Critics of standardized testing in college admissions have long pushed for schools to permanently drop the requirement, saying the tests mostly benefit students with access to expensive preparation courses, leaving disadvantaged students further behind.
Hundreds of colleges made standardized testing an optional portion of the application when COVID-19 shut down testing centers. Since then, elite schools have evaluated admissions results with and without test score submissions in an effort to create permanent policies that help them admit high-achieving, diverse classes.
Yale’s admissions dean Jeremiah Quinlan said his team had analyzed admissions data from the past few years and found that test scores, in conjunction with all other parts of a student’s application, gave them a better sense of whether students had excelled in their circumstances and were ready for the university’s academic rigor.
“The entire admissions office staff is keenly aware of the research on the correlations between standardized test scores and household income as well as the persistent gaps by race,” Quinlan said in a statement. “Our experience, however, is that including test scores as one component of a thoughtful whole-person review process can help increase the diversity of the student body rather than decrease it.”
Quinlan said students would be required to submit either an SAT or ACT score, or AP (Advanced Placement) or IB (International Baccalaureate) scores.
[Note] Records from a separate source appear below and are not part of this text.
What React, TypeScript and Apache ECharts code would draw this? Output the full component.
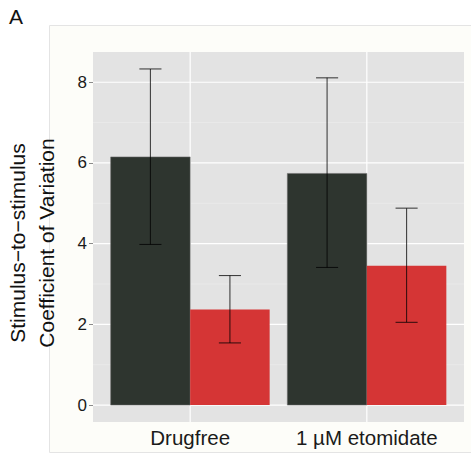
import { useEffect, useRef } from "react";
import * as echarts from "echarts";

const categories = ["Drugfree", "1 µM etomidate"];
const darkMean = [6.15, 5.74];
const darkLow = [3.98, 3.41];
const darkHigh = [8.33, 8.11];
const redMean = [2.37, 3.45];
const redLow = [1.54, 2.05];
const redHigh = [3.21, 4.88];
const yTicks = [0, 2, 4, 6, 8];
const yMinor = [1, 3, 5, 7];
const xTicks = [1, 2];

const FONT = '"Liberation Sans", Arial, Helvetica, sans-serif';
const X_MIN = 0.45;
const X_MAX = 2.55;
const Y_MIN = -0.42;
const Y_MAX = 8.75;
const DODGE = 0.225;
const BAR_W = 0.45;
const CAP_W = 0.125;

function groupSeries(name: string, mean: number[], low: number[], high: number[], color: string, offset: number, stroke: string | null) {
  const data = mean.map((m, i) => [i + 1 + offset, m, low[i], high[i]]);
  return [
    {
      type: "custom",
      name,
      z: 3,
      data,
      encode: { x: 0, y: 1 },
      renderItem: (_p: any, api: any) => {
        const x = api.value(0);
        const y = api.value(1);
        const a = api.coord([x - BAR_W / 2, y]);
        const b = api.coord([x + BAR_W / 2, 0]);
        return {
          type: "rect",
          shape: { x: a[0], y: a[1], width: b[0] - a[0], height: b[1] - a[1] },
          style: { fill: color, stroke: stroke || undefined, lineWidth: stroke ? 0.8 : 0 },
        };
      },
    },
    {
      type: "custom",
      name: name + " error",
      z: 4,
      data,
      encode: { x: 0, y: [2, 3] },
      renderItem: (_p: any, api: any) => {
        const x = api.value(0);
        const lo = api.value(2);
        const hi = api.value(3);
        const top = api.coord([x, hi]);
        const bot = api.coord([x, lo]);
        const tl = api.coord([x - CAP_W / 2, hi]);
        const tr = api.coord([x + CAP_W / 2, hi]);
        const bl = api.coord([x - CAP_W / 2, lo]);
        const br = api.coord([x + CAP_W / 2, lo]);
        const st = { stroke: "rgba(0,0,0,0.72)", lineWidth: 1.1 };
        return {
          type: "group",
          children: [
            { type: "line", shape: { x1: top[0], y1: top[1], x2: bot[0], y2: bot[1] }, style: st },
            { type: "line", shape: { x1: tl[0], y1: tl[1], x2: tr[0], y2: tr[1] }, style: st },
            { type: "line", shape: { x1: bl[0], y1: bl[1], x2: br[0], y2: br[1] }, style: st },
          ],
        };
      },
    },
  ];
}

function hLines(values: number[], color: string, width: number) {
  return {
    type: "custom",
    z: 1,
    silent: true,
    data: values.map((v) => [X_MIN, v]),
    encode: { x: 0, y: 1 },
    renderItem: (_p: any, api: any) => {
      const v = api.value(1);
      const a = api.coord([X_MIN, v]);
      const b = api.coord([X_MAX, v]);
      return { type: "line", shape: { x1: a[0], y1: a[1], x2: b[0], y2: b[1] }, style: { stroke: color, lineWidth: width } };
    },
  };
}

function vLines(values: number[], color: string, width: number) {
  return {
    type: "custom",
    z: 1,
    silent: true,
    data: values.map((v) => [v, 0]),
    encode: { x: 0, y: 1 },
    renderItem: (_p: any, api: any) => {
      const v = api.value(0);
      const a = api.coord([v, Y_MIN]);
      const b = api.coord([v, Y_MAX]);
      return { type: "line", shape: { x1: a[0], y1: a[1], x2: b[0], y2: b[1] }, style: { stroke: color, lineWidth: width } };
    },
  };
}

export default function App() {
  const ref = useRef<HTMLDivElement>(null);
  useEffect(() => {
    document.body.style.margin = "0";
    const chart = echarts.init(ref.current!, null, { renderer: "svg" });
    chart.setOption({
      animation: false,
      backgroundColor: "#ffffff",
      textStyle: { fontFamily: FONT },
      grid: { left: 93, right: 7, top: 52, bottom: 32, show: true, backgroundColor: "#e3e3e3", borderWidth: 0, z: 0 },
      graphic: [
        {
          type: "rect",
          z: -100,
          silent: true,
          shape: { x: 49.5, y: 25.5, width: 430, height: 427 },
          style: { fill: "#fdfdf9", stroke: "#e4e4e4", lineWidth: 1 },
        },
        {
          type: "text",
          left: 9,
          top: 6,
          style: { text: "A", fontSize: 21, fontFamily: FONT, fill: "#111111" },
        },
        {
          type: "text",
          x: 32,
          y: 243,
          rotation: Math.PI / 2,
          style: {
            text: "Stimulus\u2212to\u2212stimulus\nCoefficient of Variation",
            fontSize: 21,
            lineHeight: 29,
            fontFamily: FONT,
            fill: "#111111",
            align: "center",
            verticalAlign: "middle",
          },
        },
      ],
      xAxis: {
        type: "value",
        min: X_MIN,
        max: X_MAX,
        axisLine: { show: false },
        axisTick: { show: false },
        splitLine: { show: false },
        axisLabel: {
          customValues: xTicks,
          formatter: (v: number) => categories[Math.round(v) - 1] ?? "",
          fontSize: 20.5,
          fontFamily: FONT,
          color: "#1a1a1a",
          margin: 5,
        },
      },
      yAxis: {
        type: "value",
        min: Y_MIN,
        max: Y_MAX,
        axisLine: { show: false },
        axisTick: { show: true, customValues: yTicks, length: 4, lineStyle: { color: "#8a8a8a", width: 1 } },
        splitLine: { show: false },
        axisLabel: { customValues: yTicks, fontSize: 17, fontFamily: FONT, color: "#1a1a1a", margin: 6 },
      },
      series: [
        hLines(yMinor, "#eeeeee", 0.6),
        hLines(yTicks, "#ffffff", 1.2),
        vLines(xTicks, "#ffffff", 1.2),
        ...groupSeries("Group 1", darkMean, darkLow, darkHigh, "#2e352f", -DODGE, "rgba(110,110,110,0.7)"),
        ...groupSeries("Group 2", redMean, redLow, redHigh, "#d53535", DODGE, null),
      ],
    });
    return () => chart.dispose();
  }, []);
  return <div ref={ref} style={{ width: 471, height: 454, position: "absolute", left: 0, top: 0 }} />;
}
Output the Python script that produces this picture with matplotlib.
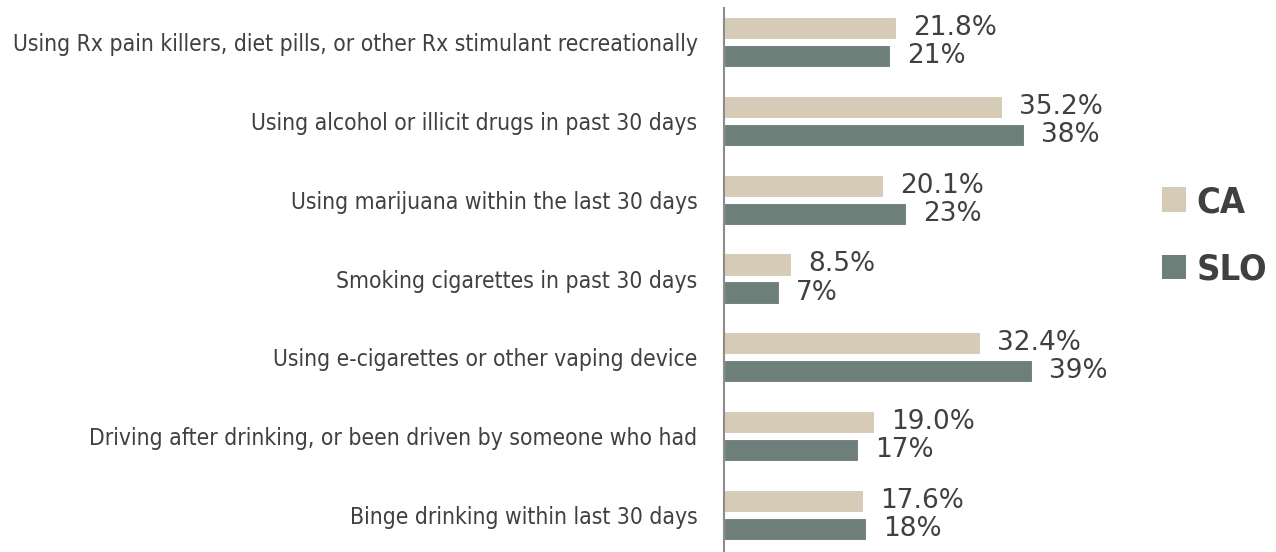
import matplotlib
matplotlib.use("Agg")
import matplotlib.pyplot as plt
import numpy as np
from matplotlib.patches import Patch

categories = [
    "Using Rx pain killers, diet pills, or other Rx stimulant recreationally",
    "Using alcohol or illicit drugs in past 30 days",
    "Using marijuana within the last 30 days",
    "Smoking cigarettes in past 30 days",
    "Using e-cigarettes or other vaping device",
    "Driving after drinking, or been driven by someone who had",
    "Binge drinking within last 30 days",
]
ca_values = [21.8, 35.2, 20.1, 8.5, 32.4, 19.0, 17.6]
slo_values = [21, 38, 23, 7, 39, 17, 18]
ca_labels = ["21.8%", "35.2%", "20.1%", "8.5%", "32.4%", "19.0%", "17.6%"]
slo_labels = ["21%", "38%", "23%", "7%", "39%", "17%", "18%"]
series_names = ["CA", "SLO"]

CA_COLOR = "#D5CBB7"
SLO_COLOR = "#6E7F79"
TEXT = "#404040"

W, H = 1276, 552
fig = plt.figure(figsize=(W / 100, H / 100), dpi=100)
ax_left, ax_right = 724, 1100
ax = fig.add_axes([ax_left / W, 0, (ax_right - ax_left) / W, 1 - 8 / H])

y = np.arange(len(categories))
bh = 0.28
off = 0.178
ax.barh(y - off, ca_values, height=bh, color=CA_COLOR, edgecolor="white", linewidth=0.8)
ax.barh(y + off, slo_values, height=bh, color=SLO_COLOR, edgecolor="white", linewidth=0.8)

px_per_unit = 7.9
ax.set_xlim(0, (ax_right - ax_left) / px_per_unit)
ax.set_ylim(6 + 0.469, -0.431)

dx = 17 / px_per_unit
for i in range(len(categories)):
    ax.text(ca_values[i] + dx, y[i] - off, ca_labels[i], va="center", ha="left",
            fontsize=19, color=TEXT)
    ax.text(slo_values[i] + dx, y[i] + off, slo_labels[i], va="center", ha="left",
            fontsize=19, color=TEXT)

ax.set_yticks(y)
ax.set_yticklabels(categories, fontsize=16.4, color=TEXT, family="DejaVu Sans",
                   fontstretch="condensed")
ax.tick_params(axis="y", length=0, pad=19)
ax.set_xticks([])
for s in ["top", "right", "bottom"]:
    ax.spines[s].set_visible(False)
ax.spines["left"].set_color("#8C8C8C")
ax.spines["left"].set_linewidth(1.5)

handles = [Patch(facecolor=CA_COLOR), Patch(facecolor=SLO_COLOR)]
leg = fig.legend(handles, series_names, loc="center left",
                 bbox_to_anchor=(1148 / W, 1 - 236 / H), frameon=False,
                 prop={"family": "DejaVu Sans", "stretch": "condensed",
                       "weight": "semibold", "size": 26},
                 handlelength=0.65, handleheight=0.65, handletextpad=0.3,
                 labelspacing=0.93, borderaxespad=0)
for t in leg.get_texts():
    t.set_color(TEXT)

fig.savefig("out.png", dpi=100, facecolor="white")
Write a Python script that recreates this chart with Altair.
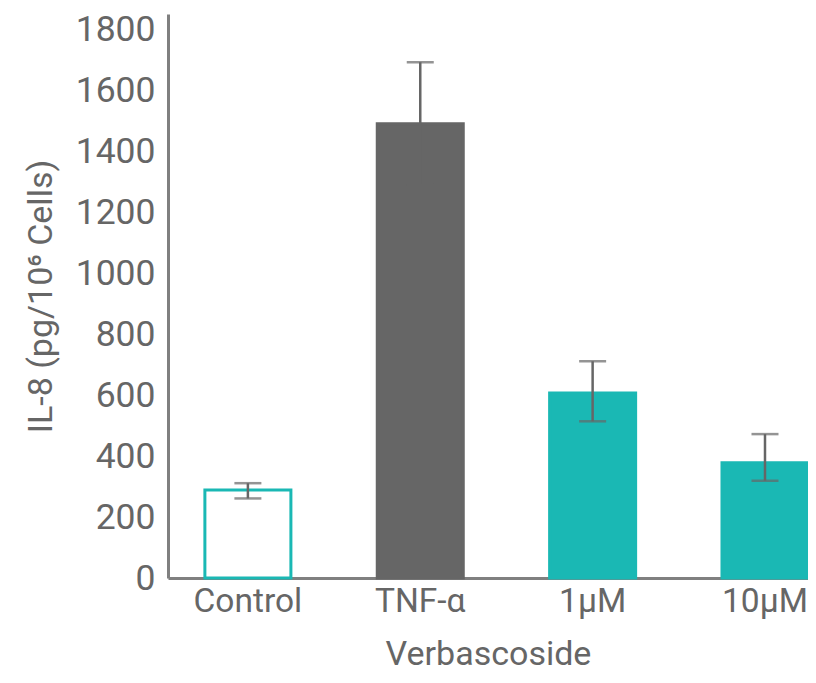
import altair as alt
import pandas as pd

categories = ["Control", "TNF-α", "1μM", "10μM"]
values = [289, 1490, 607, 378]
err_low = [261, 1290, 514, 319]
err_high = [311, 1692, 711, 472]

df = pd.DataFrame({"cat": categories, "val": values, "lo": err_low, "hi": err_high})

TEAL = "#1ab8b4"
GRAY = "#666666"
TXT = "#666666"
FONT = "Roboto"

x = alt.X("cat:N", sort=categories,
          scale=alt.Scale(paddingInner=0.501, paddingOuter=0.107, align=1),
          axis=alt.Axis(title="Verbascoside", labelAngle=0, ticks=False,
                        labelPadding=7, titlePadding=20, labelFontSize=33.5,
                        titleFontSize=34,
                        domainColor="#808080", domainWidth=3))

bars = alt.Chart(df).mark_bar(strokeWidth=3).encode(
    x=x,
    y=alt.Y("val:Q", scale=alt.Scale(domain=[0, 1850], nice=False),
            axis=alt.Axis(title="IL-8 (pg/10⁶ Cells)", values=list(range(0, 1801, 200)),
                          format="d", ticks=False, grid=False, labelPadding=13,
                          titlePadding=17, labelFontSize=35.5, titleFontSize=34,
                          domainColor="#808080", domainWidth=3)),
    fill=alt.Fill("cat:N", scale=alt.Scale(domain=categories, range=["#ffffff", GRAY, TEAL, TEAL]), legend=None),
    stroke=alt.Stroke("cat:N", scale=alt.Scale(domain=categories, range=[TEAL, GRAY, TEAL, TEAL]), legend=None),
)

rules = alt.Chart(df).mark_rule(color=GRAY, strokeWidth=2.5).encode(
    x=alt.X("cat:N", sort=categories), y="lo:Q", y2="hi:Q")
cap_lo = alt.Chart(df).mark_tick(color=GRAY, size=27, thickness=2.5).encode(
    x=alt.X("cat:N", sort=categories), y="lo:Q")
cap_hi = alt.Chart(df).mark_tick(color=GRAY, size=27, thickness=2.5).encode(
    x=alt.X("cat:N", sort=categories), y="hi:Q")

chart = alt.layer(bars, rules, cap_lo, cap_hi).properties(
    width=640, height=564,
    autosize=alt.AutoSizeParams(type="none"),
    padding={"left": 160, "top": 6, "right": 0, "bottom": 97},
).configure_view(stroke=None).configure_axis(
    labelFont=FONT, titleFont=FONT, labelColor=TXT, titleColor=TXT,
    titleFontWeight="normal",
)

chart.save("out.html", embed_options={"renderer": "svg", "actions": False})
Debate over usefulness of standardized testing has intensified since the U.S. Supreme Court banned race-conscious admissions in 2023. College admissions teams have reexamined their remaining application criteria to ensure academically qualified students from underrepresented, disadvantaged backgrounds have a fair shot at acceptance.
Yale’s decision, which will impact applicants planning to enroll in fall 2025, followed announcements from Dartmouth University and the Massachusetts Institute of Technology (MIT) that they would reimpose standardized testing requirements.
MIT did so in 2022, saying tests were a key predictor of student success. Dartmouth announced its decision this month, after conducting a study that found standardized tests could greatly help the admissions team identify “high-achieving less-advantaged applicants.”
Cornell and Vanderbilt Universities extended their test optional policies this month, Cornell for one year and Vanderbilt for three.
Other elite colleges are expected to announce decisions on testing policies this spring.